Doesn't this invoke undefined behavior? Signed overflow is undefined behavior. Correct me if I'm wrong, but even if you don't use the result, you get UB. stackoverflow.com/questions/16188263/…
PersonWithName almost 3 years

You might have to do the multiplication in assembly too if you want to avoid UB.
Fayeure almost 3 years

Unsigned integers does overflow and underflow, when you do (unsigned int)-1 you get UINT_MAX, same for UINT_MAX + 1, you get 0
Matt almost 3 years

@yurikilochek, you make a good point. It's been forever since I've thought about this, but I'm not sure how I missed that.
mtraceur over 2 years

Use binary search instead of top-down loop in the pure C implementation: something like size_t highestOneBitPosition(T a) { size_t shift = (sizeof(T) * CHAR_BIT) / 2, position = 0; while (a) { if(a >> shift) { a >>= shift; position += shift; } shift /= 2; } return position; }, sorry for the format, untested, I just improvised this in the comment box. Instead of O(n) it's O(log(n)) which is great. Small downside: you pay one more branch and a couple more instructions per loop, and for a random input value those branches are less consistent and so is maybe less branch-predictor friendly.
mtraceur over 2 years

A lot of the critique of this answer is needlessly condemning, as if we can't just trivially refine this answer's solution's concept. If highest_bit_position(a) + highest_bit_position(b) < n then multiplication doesn't overfull, if > n it ddefinitely does overflow, and if == n then we gotta do further checking.
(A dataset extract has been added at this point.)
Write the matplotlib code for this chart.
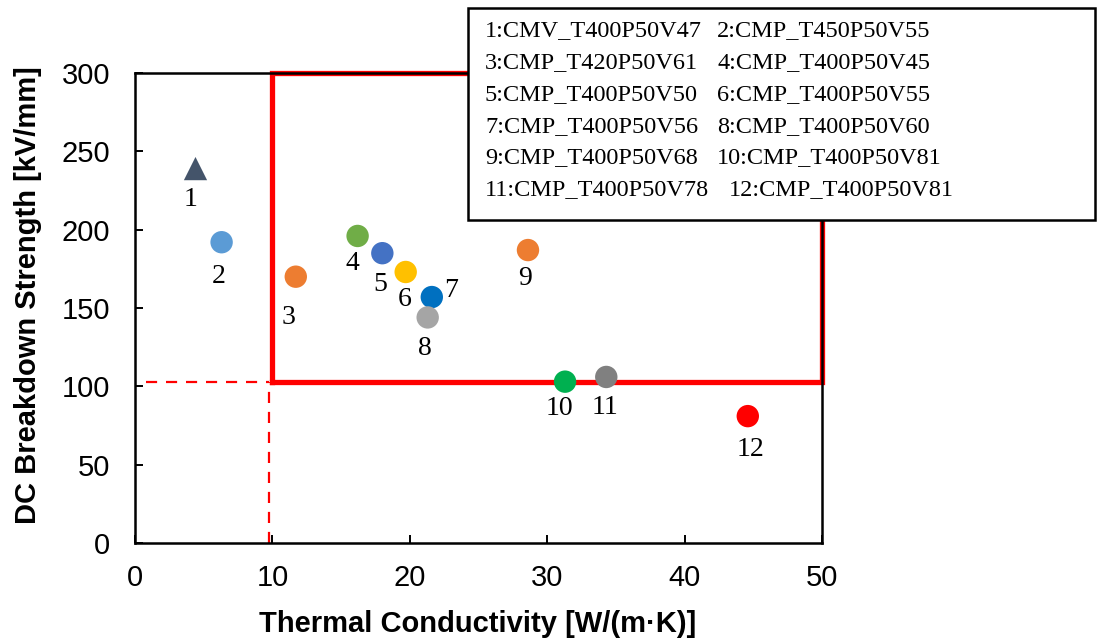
import matplotlib.pyplot as plt
from matplotlib.patches import Rectangle

# Sample data
labels = ["1", "2", "3", "4", "5", "6", "7", "8", "9", "10", "11", "12"]
conductivity = [4.4, 6.3, 11.7, 16.2, 18.0, 19.7, 21.6, 21.3, 28.6, 31.3, 34.3, 44.6]
strength = [239, 192, 170, 196, 185, 173, 157, 144, 187, 103, 106, 81]
colors = ["#44546A", "#5B9BD5", "#ED7D31", "#70AD47", "#4472C4", "#FFC000",
          "#0070C0", "#A5A5A5", "#ED7D31", "#00B050", "#808080", "#FF0000"]
markers = ["^"] + ["o"] * 11
sample_names = ["1:CMV_T400P50V47", "2:CMP_T450P50V55", "3:CMP_T420P50V61",
                "4:CMP_T400P50V45", "5:CMP_T400P50V50", "6:CMP_T400P50V55",
                "7:CMP_T400P50V56", "8:CMP_T400P50V60", "9:CMP_T400P50V68",
                "10:CMP_T400P50V81", "11:CMP_T400P50V78", "12:CMP_T400P50V81"]

# target region
tc_min, tc_max = 10, 50
bd_min, bd_max = 103, 300

# label offsets in pixels (dx, dy)
offsets = [(-5, -31), (-3, -34), (-7, -41), (-5, -28), (-2, -31), (-1, -28),
           (19, 7), (-3, -31), (-3, -28), (-6, -27), (-1, -31), (3, -33)]

fig = plt.figure(figsize=(10.97, 6.44), dpi=100)
ax = fig.add_axes([0.1231, 0.1568, 0.6262, 0.7298])

ax.set_xlim(0, 50)
ax.set_ylim(0, 300)
ax.set_xticks(range(0, 51, 10))
ax.set_yticks(range(0, 301, 50))
ax.tick_params(direction="in", length=6, width=1.4, labelsize=21)
ax.tick_params(axis="x", pad=15)
ax.tick_params(axis="y", pad=18)
for lab in ax.get_xticklabels() + ax.get_yticklabels():
    lab.set_family("Liberation Sans")
for sp in ax.spines.values():
    sp.set_linewidth(1.8)

# dashed guides to the target corner
ax.plot([0.8, tc_min - 0.25], [bd_min - 0.5, bd_min - 0.5], color="red", ls="--", lw=1.6, dashes=(5, 4))
ax.plot([tc_min - 0.25, tc_min - 0.25], [0, bd_min - 0.5], color="red", ls="--", lw=1.6, dashes=(5, 4))

# solid target box
ax.plot([tc_min, tc_max, tc_max, tc_min, tc_min], [bd_min, bd_min, bd_max, bd_max, bd_min],
        color="#FF0000", lw=3.8, clip_on=False, zorder=2, solid_joinstyle="miter")

for i in range(len(labels)):
    ax.scatter(conductivity[i], strength[i], s=260 if markers[i] == "o" else 280,
               c=colors[i], marker=markers[i], edgecolors="none", zorder=3, clip_on=False)
    ax.annotate(labels[i], (conductivity[i], strength[i]), xytext=offsets[i],
                textcoords="offset pixels", ha="center", va="center",
                fontsize=20, family="Liberation Serif")

ax.set_xlabel("Thermal Conductivity [W/(m\u00b7K)]", fontsize=21, fontweight="bold",
              family="Liberation Sans")
ax.set_ylabel("DC Breakdown Strength [kV/mm]", fontsize=21, fontweight="bold",
              family="Liberation Sans")
ax.xaxis.set_label_coords(0.4985, -0.142)
ax.yaxis.set_label_coords(-0.135, 0.528)

# legend box with the sample names
W, H = 1097, 644
fig.patches.append(Rectangle((468 / W, 1 - 220 / H), (1095 - 468) / W, (220 - 8) / H,
                             transform=fig.transFigure, facecolor="white",
                             edgecolor="black", lw=1.8, zorder=10))
row_y = [31, 63, 95, 127, 158, 190]
for k, name in enumerate(sample_names):
    row, col = divmod(k, 2)
    x = 485 if col == 0 else (729 if row == 5 else 717)
    fig.text(x / W, 1 - row_y[row] / H, name, ha="left", va="center",
             fontsize=17.5, family="Liberation Serif", zorder=11)

fig.savefig("out.png", dpi=100)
Since the majority of inputs won't hit the == n case, it would be decently performant in the typical case.
Vega4 over 2 years

if (a > INT_MAX / x) is true say for x=3 and a=2 .... no overflow here though;]
vitiral about 2 years

This is by far the best answer and should be the accepted one IMO.
Medinoc about 2 years

@MuditJain With basic pattern recognition of Microsoft's adoption of updated C standards, we can expect C23 features to be in Visual Studio by 2037.